Has there ever been an election, special or otherwise, with such a uniformly unpalatable set of choices? All six special propositions on the May 19 ballot are the result of a deeply flawed Sacramento budget and policy-making process. We've touched on what we believe are the underlying causes before: term-limits, the two-thirds super-majority requirement, our distorted initiative process, insulated legislative districts and an ineffective governor.
Read the full story here Web Link posted Friday, May 8, 2009, 12:00 AM
Posted by Carl, a resident of the Country Fair neighborhood, on May 8, 2009 at 12:55 am
With 'pages of reasons to vote "no" and that it doesn't represent good public policy', the best rationale you can come up with is - 'We don't like this package. We don't believe CA legislators can come up with a better one. Let's hold our noses, and vote Yes.'?? How lame.
Send these propositions to a rousing defeat. There is no reason to have a $42 billion and growing defecit. Send this package back to the drawing board and force a better solution.
Posted by Stacey, a resident of the Amberwood/Wood Meadows neighborhood, on May 8, 2009 at 7:07 am Stacey is a member (registered user) of PleasantonWeekly.com
It reminds me of one of something a pro-Measure G person wrote on this site once...
"Like it or not, vote yes!"
Well, fear can indeed sway many a decision. This shouldn't be one of them. If we're voting on propositions out of fear for what would happen if we don't pass them, then those propositions have no business being on the ballot in the first place. It means that those that put them on the ballot didn't do their job.

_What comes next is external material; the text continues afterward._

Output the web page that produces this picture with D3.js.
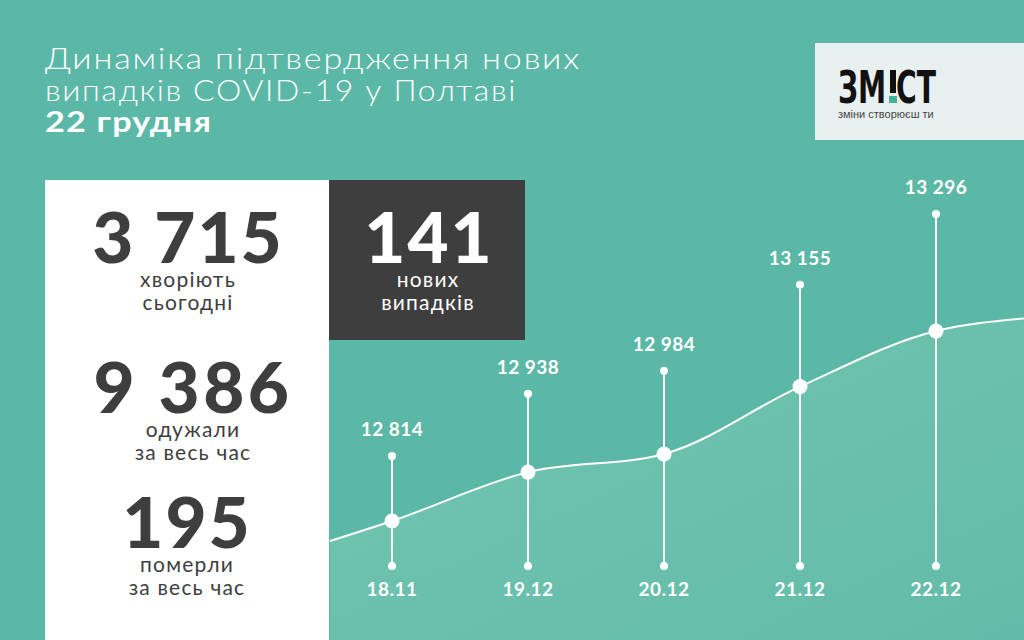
<!DOCTYPE html>
<html>
<head>
<meta charset="utf-8">
<script src="https://cdn.jsdelivr.net/npm/d3@7"></script>
<style>
html,body{margin:0;padding:0;background:#5cb8a6;}
svg{display:block;}
</style>
</head>
<body>
<div id="chart"></div>
<script>
// ---- data ----
const dates = ["18.11", "19.12", "20.12", "21.12", "22.12"];
const totalCases = [12814, 12938, 12984, 13155, 13296];
const titleLines = ["Динаміка підтвердження нових", "випадків COVID-19 у Полтаві"];
const titleDate = "22 грудня";
const statValues = ["3 715", "9 386", "195"];
const statLabels = [["хворіють", "сьогодні"], ["одужали", "за весь час"], ["померли", "за весь час"]];
const newCases = "141";
const newCasesLabel = ["нових", "випадків"];

const W = 1024, H = 640;
const bg = "#5cb8a6", dark = "#3e3e3e";
const fmt = v => d3.format(",")(v).replace(/,/g, " ");
const FONT = "Lato, 'Open Sans', sans-serif";

const svg = d3.select("#chart").append("svg").attr("width", W).attr("height", H);
const defs = svg.append("defs");
const grad = defs.append("linearGradient").attr("id", "areaGrad")
  .attr("x1", "0").attr("y1", "0").attr("x2", "1").attr("y2", "1");
grad.append("stop").attr("offset", "0").attr("stop-color", "#74c6b2");
grad.append("stop").attr("offset", "1").attr("stop-color", "#62bba8");

svg.append("rect").attr("width", W).attr("height", H).attr("fill", bg);

// ---- scales ----
const x = d3.scalePoint().domain(dates).range([392, 936]);
const yStem = d3.scaleLinear().domain([12814, 13296]).range([456, 214]);
const yLine = d3.scaleLinear().domain([12814, 13296]).range([521, 331]);
const baseY = 566;

const pts = dates.map((d, i) => ({ x: x(d), y: yLine(totalCases[i]) }));
// extend curve to panel edge and right border
const left = { x: 330, y: pts[0].y + (pts[0].y - pts[1].y) / (pts[1].x - pts[0].x) * (pts[0].x - 330) * 0.9 };
const right = { x: W, y: pts[4].y - (pts[3].y - pts[4].y) / (pts[4].x - pts[3].x) * (W - pts[4].x) * 0.35 };
const curvePts = [left, ...pts, right];

const area = d3.area().x(d => d.x).y0(H).y1(d => d.y).curve(d3.curveMonotoneX);
const line = d3.line().x(d => d.x).y(d => d.y).curve(d3.curveMonotoneX);

svg.append("path").datum(curvePts).attr("d", area).attr("fill", "url(#areaGrad)");
svg.append("path").datum(curvePts).attr("d", line).attr("fill", "none")
  .attr("stroke", "#fff").attr("stroke-width", 2);

// stems
const g = svg.append("g");
const items = dates.map((d, i) => ({ d, v: totalCases[i] }));
g.selectAll("line.stem").data(items).join("line")
  .attr("x1", d => x(d.d)).attr("x2", d => x(d.d))
  .attr("y1", d => yStem(d.v)).attr("y2", baseY)
  .attr("stroke", "#fff").attr("stroke-width", 2);
g.selectAll("circle.top").data(items).join("circle")
  .attr("cx", d => x(d.d)).attr("cy", d => yStem(d.v)).attr("r", 4).attr("fill", "#fff");
g.selectAll("circle.bot").data(items).join("circle").attr("class", "bot")
  .attr("cx", d => x(d.d)).attr("cy", baseY).attr("r", 4).attr("fill", "#fff");
g.selectAll("circle.mid").data(items).join("circle").attr("class", "mid")
  .attr("cx", d => x(d.d)).attr("cy", d => yLine(d.v)).attr("r", 7.5).attr("fill", "#fff");
g.selectAll("text.val").data(items).join("text")
  .attr("x", d => x(d.d)).attr("y", d => yStem(d.v) - 20)
  .attr("text-anchor", "middle").attr("fill", "#fff")
  .attr("font-family", FONT).attr("font-weight", 700).attr("font-size", 19)
  .attr("letter-spacing", 0.5)
  .text(d => fmt(d.v));
g.selectAll("text.date").data(items).join("text")
  .attr("x", d => x(d.d)).attr("y", 596)
  .attr("text-anchor", "middle").attr("fill", "#fff")
  .attr("font-family", FONT).attr("font-weight", 700).attr("font-size", 19)
  .attr("letter-spacing", 0.5)
  .text(d => d.d);

// ---- title ----
const title = svg.append("g").attr("font-family", FONT).attr("fill", "#fff");
const titleLen = [536, 472];
titleLines.forEach((t, i) => {
  title.append("text").attr("x", 45).attr("y", 69 + i * 32)
    .attr("font-size", 29).attr("font-weight", 300).attr("letter-spacing", 1.5)
    .attr("textLength", titleLen[i]).attr("lengthAdjust", "spacingAndGlyphs").text(t);
});
title.append("text").attr("x", 45).attr("y", 132).attr("font-size", 29)
  .attr("font-weight", 700).attr("letter-spacing", 1)
  .attr("textLength", 167).attr("lengthAdjust", "spacingAndGlyphs").text(titleDate);

// ---- logo ----
const logo = svg.append("g");
logo.append("rect").attr("x", 815).attr("y", 43).attr("width", W - 815).attr("height", 97).attr("fill", "#e9f1f0");
logo.append("text").attr("x", 838).attr("y", 103).attr("font-family", "'Liberation Sans Narrow', 'DejaVu Sans Condensed', sans-serif")
  .attr("font-weight", 700).attr("font-size", 40).attr("fill", "#111")
  .attr("transform", "translate(838,103) scale(1,1.1) translate(-838,-103)")
  .attr("textLength", 98).attr("lengthAdjust", "spacingAndGlyphs").text("ЗМ\u00A0СТ");
logo.append("rect").attr("x", 890).attr("y", 70).attr("width", 6).attr("height", 23).attr("fill", "#111");
logo.append("rect").attr("x", 889).attr("y", 96).attr("width", 8).attr("height", 7).attr("fill", "#3fb398");
logo.append("text").attr("x", 838).attr("y", 118).attr("font-family", "'Liberation Sans Narrow', sans-serif")
  .attr("font-size", 11).attr("fill", "#444").text("зміни створюєш ти");

// ---- left panel ----
svg.append("rect").attr("x", 45).attr("y", 180).attr("width", 284).attr("height", H - 180).attr("fill", "#fff");
svg.append("rect").attr("x", 329).attr("y", 180).attr("width", 196).attr("height", 160).attr("fill", dark);

const statY = [263, 413, 548];
const statX = [188, 193, 187];
statValues.forEach((v, i) => {
  svg.append("text").attr("x", statX[i]).attr("y", statY[i]).attr("text-anchor", "middle")
    .attr("font-family", FONT).attr("font-weight", 900).attr("font-size", 71)
    .attr("letter-spacing", i === 1 ? 3.5 : 2).attr("fill", dark).text(v);
  statLabels[i].forEach((l, j) => {
    svg.append("text").attr("x", statX[i]).attr("y", statY[i] + 24 + j * 23).attr("text-anchor", "middle")
      .attr("font-family", FONT).attr("font-size", 21).attr("letter-spacing", 1.2)
      .attr("fill", "#3e3e3e").text(l);
  });
});
svg.append("text").attr("x", 429).attr("y", 263).attr("text-anchor", "middle")
  .attr("font-family", FONT).attr("font-weight", 900).attr("font-size", 71)
  .attr("letter-spacing", 2).attr("fill", "#fff").text(newCases);
newCasesLabel.forEach((l, j) => {
  svg.append("text").attr("x", 428).attr("y", 287 + j * 23).attr("text-anchor", "middle")
    .attr("font-family", FONT).attr("font-size", 21).attr("letter-spacing", 1.2)
    .attr("fill", "#fff").text(l);
});
</script>
</body>
</html>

Posted by Resident, a resident of the Another Pleasanton neighborhood neighborhood, on May 8, 2009 at 8:59 am
Being scared and doubting the ability of the legislature and governor to come up with better solutions is NOT a good reason to vote yes on the measures... they are all wrong. The people who thought of these measures don't seem all that competent.
Why don't they, instead, reform all those deals Davis made with the unions? The city of Vallejo had financial issues because of the pensions paid to police, fire chiefs for instance. They get 3 percent (of their salary) for every year worked as pension once they retire, some retire with more than 200K in salary, and that has to change. That is what is making California have budget deficits. You have the unions and Davis to thank for that.
Also cut more expenses: do we really need a county of education? If you call them, there is nothing they can do for you, they say it is all local control. So why do we need a county office of education, on top of a state department of education? The solution is first to cut down all the unnecessary expenses. Walk into any government agency and see the many cubicles with people not doing anything but collecting a paycheck (just walk into any county of education office for example).
For NO on everything except 1F: obviously we don't have good leaders, and they do not deserve a raise.
While not all comments are good (as with any post), it gives you an idea of how California needs to change the 3 point system implemented by Davis. Until that is done, we will have budget deficits. There are public employees like police and fire fighters making more money (in excess of 200K) than some in the private sector -and this is at retirement! Their pension is huge! No wonder California is broke! Davis should be held accountable for what he did before being recalled as governor, and the unions must end.
Posted by John, a resident of the Del Prado neighborhood, on May 8, 2009 at 2:52 pm
Steven, I think a lot more people than were at the tea parties would be voting no and by the way I did not attend the tea parties but have the utmost respect for the rights of the ones who did. Great for them!!!
Posted by Resident, a resident of the Another Pleasanton neighborhood neighborhood, on May 10, 2009 at 6:40 am
I will vote YES on Measure G.
I will vote NO on all other measures (May 19) except 1F.
I was at the TEA party taking pictures and finding out who was there. Not everyone there was republican or right-wing. I spoke with some who were democrats, supported Obama and were disappointed with what the administration is doing so far. Some were independent, some were young with kids and some were older. At least that is what I found in the brief time I was there taking pictures and talking to people.